What's that smell?!!
Another star player in the garden that has been keeping up appearances is the Rosemary. We have two robust plants potted in terracotta containers to keep them dry and raised - Rosemary's preferred conditions. We've been breaking bits off these plants all through the winter to throw sprigs across roast lamb and to chop them up to release those pungent oils into stews. It never ceases to amaze me how these plants from southern europe make it through the frosts of an Irish winter.
Pastel flowers on our Rosemary
There's a few more over winter-ers including the Salsify. Last year I dug up the roots and tried to shave them down and boil them without realising that they're supposed to be left alone for two years to produce the big tap roots necessary to make food. I have to say that thus far I'm unconvinced. Last year's small roots that I harvested weren't edible. After a long while boiling they ended up hard and stalky. We'll give them some space to get through to Summer, but I'm still not convinced.

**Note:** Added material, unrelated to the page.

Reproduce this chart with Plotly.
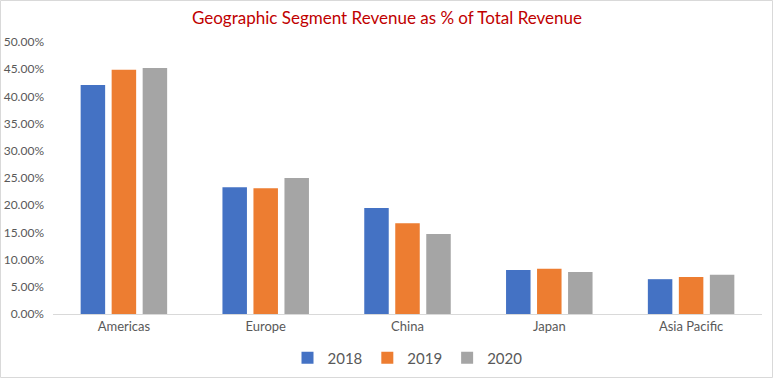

Salsify shoots are on a wing and a prayer this year
Which all means that it's time to get up to my mountain side allotment and get stuck in. I'm looking forward to it and tomorrow I'm going into town to stock up on heritage varieties of seeds and tubers to get it going again. This year however I'm planning a "no dig" approach having been convinced by literature I've read about how digging destroys the minute animals in the soil which are necessary for plant health. We'll see how that one works out. In the meantime as we say in Ireland: "There'a a grand stretch to the evenings!!" About time too...

There's that lovely stretch to the evenings!